== Task ==
Type out the complete listing below word for word, without its pictures.

== Provided data ==

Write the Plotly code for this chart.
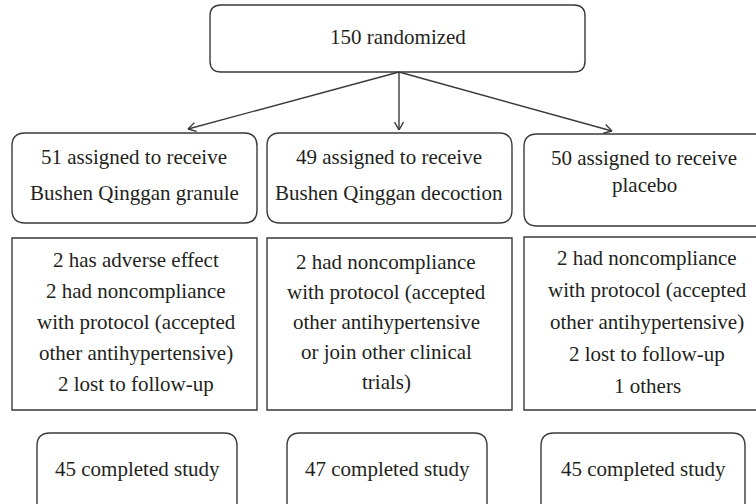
import math
import plotly.graph_objects as go

# ---- content ----
top_text = "150 randomized"
assign_texts = [
    ["51 assigned to receive", "Bushen Qinggan granule"],
    ["49 assigned to receive", "Bushen Qinggan decoction"],
    ["50 assigned to receive", "placebo"],
]
dropout_texts = [
    ["2 has adverse effect", "2 had noncompliance", "with protocol (accepted",
     "other antihypertensive)", "2 lost to follow-up"],
    ["2 had noncompliance", "with protocol (accepted", "other antihypertensive",
     "or join other clinical", "trials)"],
    ["2 had noncompliance", "with protocol (accepted", "other antihypertensive)",
     "2 lost to follow-up", "1 others"],
]
completed_texts = ["45 completed study", "47 completed study", "45 completed study"]

# ---- layout (pixel coordinates, y downward) ----
W, H = 756, 504
LINE = "#3a3a3a"
TXT = "#231f20"
FONT = "Liberation Serif"
FS = 21

top_box = (210, 5, 585, 72)
assign_boxes = [(12, 133, 257, 223), (267, 133, 512, 223), (524, 134, 772, 226)]
assign_line_y = [[157, 193], [157, 193], [158, 185]]
assign_cx = [134, 389, 644]
drop_boxes = [(12, 238, 257, 410), (267, 238, 512, 410), (524, 237, 772, 410)]
drop_start = [260, 262, 258]
drop_step = [31, 30, 32]
drop_cx = [136, 386, 647]
comp_boxes = [(37, 433, 237, 520), (287, 433, 487, 520), (541, 433, 745, 520)]
comp_y = 469
arrow_src = (399, 72)
arrow_dst = [(188, 129), (399, 130), (612, 131)]

fig = go.Figure()
shapes = []
annots = []


def rrect(b, r, width=1.4):
    x0, y0, x1, y1 = b
    p = (f"M {x0+r},{y0} L {x1-r},{y0} Q {x1},{y0} {x1},{y0+r} "
         f"L {x1},{y1-r} Q {x1},{y1} {x1-r},{y1} L {x0+r},{y1} "
         f"Q {x0},{y1} {x0},{y1-r} L {x0},{y0+r} Q {x0},{y0} {x0+r},{y0} Z")
    shapes.append(dict(type="path", path=p, xref="x", yref="y",
                       line=dict(color=LINE, width=width), fillcolor="rgba(0,0,0,0)"))


def rect(b, width=1.4):
    x0, y0, x1, y1 = b
    shapes.append(dict(type="rect", x0=x0, y0=y0, x1=x1, y1=y1, xref="x", yref="y",
                       line=dict(color=LINE, width=width), fillcolor="rgba(0,0,0,0)"))


def text(x, y, s):
    annots.append(dict(x=x, y=y, xref="x", yref="y", text=s, showarrow=False,
                       xanchor="center", yanchor="middle",
                       font=dict(family=FONT, size=FS, color=TXT)))


def arrow(p0, p1, head=9, ang=30):
    x0, y0 = p0
    x1, y1 = p1
    shapes.append(dict(type="line", x0=x0, y0=y0, x1=x1, y1=y1, xref="x", yref="y",
                       line=dict(color=LINE, width=1.4)))
    th = math.atan2(y0 - y1, x0 - x1)
    for s in (1, -1):
        a = th + s * math.radians(ang)
        shapes.append(dict(type="line", x0=x1, y0=y1,
                           x1=x1 + head * math.cos(a), y1=y1 + head * math.sin(a),
                           xref="x", yref="y", line=dict(color=LINE, width=1.4)))


rrect(top_box, 11)
text((top_box[0] + top_box[2]) / 2, 37, top_text)

for d in arrow_dst:
    arrow(arrow_src, d)

for i in range(3):
    rrect(assign_boxes[i], 13)
    for s, y in zip(assign_texts[i], assign_line_y[i]):
        text(assign_cx[i], y, s)
    rect(drop_boxes[i])
    for k, s in enumerate(dropout_texts[i]):
        text(drop_cx[i], drop_start[i] + k * drop_step[i], s)
    rrect(comp_boxes[i], 13)
    text((comp_boxes[i][0] + comp_boxes[i][2]) / 2, comp_y, completed_texts[i])

fig.update_layout(
    width=W, height=H, margin=dict(l=0, r=0, t=0, b=0),
    paper_bgcolor="white", plot_bgcolor="white",
    font=dict(family=FONT),
    xaxis=dict(range=[0, W], visible=False, fixedrange=True),
    yaxis=dict(range=[H, 0], visible=False, fixedrange=True),
    shapes=shapes, annotations=annots, showlegend=False,
)
fig.write_html("out.html", config={"displayModeBar": False},
               post_script="document.body.style.margin='0';document.body.style.overflow='hidden';")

== Answer in full ==
Write the Plotly code for this chart.
import math
import plotly.graph_objects as go

# ---- content ----
top_text = "150 randomized"
assign_texts = [
    ["51 assigned to receive", "Bushen Qinggan granule"],
    ["49 assigned to receive", "Bushen Qinggan decoction"],
    ["50 assigned to receive", "placebo"],
]
dropout_texts = [
    ["2 has adverse effect", "2 had noncompliance", "with protocol (accepted",
     "other antihypertensive)", "2 lost to follow-up"],
    ["2 had noncompliance", "with protocol (accepted", "other antihypertensive",
     "or join other clinical", "trials)"],
    ["2 had noncompliance", "with protocol (accepted", "other antihypertensive)",
     "2 lost to follow-up", "1 others"],
]
completed_texts = ["45 completed study", "47 completed study", "45 completed study"]

# ---- layout (pixel coordinates, y downward) ----
W, H = 756, 504
LINE = "#3a3a3a"
TXT = "#231f20"
FONT = "Liberation Serif"
FS = 21

top_box = (210, 5, 585, 72)
assign_boxes = [(12, 133, 257, 223), (267, 133, 512, 223), (524, 134, 772, 226)]
assign_line_y = [[157, 193], [157, 193], [158, 185]]
assign_cx = [134, 389, 644]
drop_boxes = [(12, 238, 257, 410), (267, 238, 512, 410), (524, 237, 772, 410)]
drop_start = [260, 262, 258]
drop_step = [31, 30, 32]
drop_cx = [136, 386, 647]
comp_boxes = [(37, 433, 237, 520), (287, 433, 487, 520), (541, 433, 745, 520)]
comp_y = 469
arrow_src = (399, 72)
arrow_dst = [(188, 129), (399, 130), (612, 131)]

fig = go.Figure()
shapes = []
annots = []


def rrect(b, r, width=1.4):
    x0, y0, x1, y1 = b
    p = (f"M {x0+r},{y0} L {x1-r},{y0} Q {x1},{y0} {x1},{y0+r} "
         f"L {x1},{y1-r} Q {x1},{y1} {x1-r},{y1} L {x0+r},{y1} "
         f"Q {x0},{y1} {x0},{y1-r} L {x0},{y0+r} Q {x0},{y0} {x0+r},{y0} Z")
    shapes.append(dict(type="path", path=p, xref="x", yref="y",
                       line=dict(color=LINE, width=width), fillcolor="rgba(0,0,0,0)"))


def rect(b, width=1.4):
    x0, y0, x1, y1 = b
    shapes.append(dict(type="rect", x0=x0, y0=y0, x1=x1, y1=y1, xref="x", yref="y",
                       line=dict(color=LINE, width=width), fillcolor="rgba(0,0,0,0)"))


def text(x, y, s):
    annots.append(dict(x=x, y=y, xref="x", yref="y", text=s, showarrow=False,
                       xanchor="center", yanchor="middle",
                       font=dict(family=FONT, size=FS, color=TXT)))


def arrow(p0, p1, head=9, ang=30):
    x0, y0 = p0
    x1, y1 = p1
    shapes.append(dict(type="line", x0=x0, y0=y0, x1=x1, y1=y1, xref="x", yref="y",
                       line=dict(color=LINE, width=1.4)))
    th = math.atan2(y0 - y1, x0 - x1)
    for s in (1, -1):
        a = th + s * math.radians(ang)
        shapes.append(dict(type="line", x0=x1, y0=y1,
                           x1=x1 + head * math.cos(a), y1=y1 + head * math.sin(a),
                           xref="x", yref="y", line=dict(color=LINE, width=1.4)))


rrect(top_box, 11)
text((top_box[0] + top_box[2]) / 2, 37, top_text)

for d in arrow_dst:
    arrow(arrow_src, d)

for i in range(3):
    rrect(assign_boxes[i], 13)
    for s, y in zip(assign_texts[i], assign_line_y[i]):
        text(assign_cx[i], y, s)
    rect(drop_boxes[i])
    for k, s in enumerate(dropout_texts[i]):
        text(drop_cx[i], drop_start[i] + k * drop_step[i], s)
    rrect(comp_boxes[i], 13)
    text((comp_boxes[i][0] + comp_boxes[i][2]) / 2, comp_y, completed_texts[i])

fig.update_layout(
    width=W, height=H, margin=dict(l=0, r=0, t=0, b=0),
    paper_bgcolor="white", plot_bgcolor="white",
    font=dict(family=FONT),
    xaxis=dict(range=[0, W], visible=False, fixedrange=True),
    yaxis=dict(range=[H, 0], visible=False, fixedrange=True),
    shapes=shapes, annotations=annots, showlegend=False,
)
fig.write_html("out.html", config={"displayModeBar": False},
               post_script="document.body.style.margin='0';document.body.style.overflow='hidden';")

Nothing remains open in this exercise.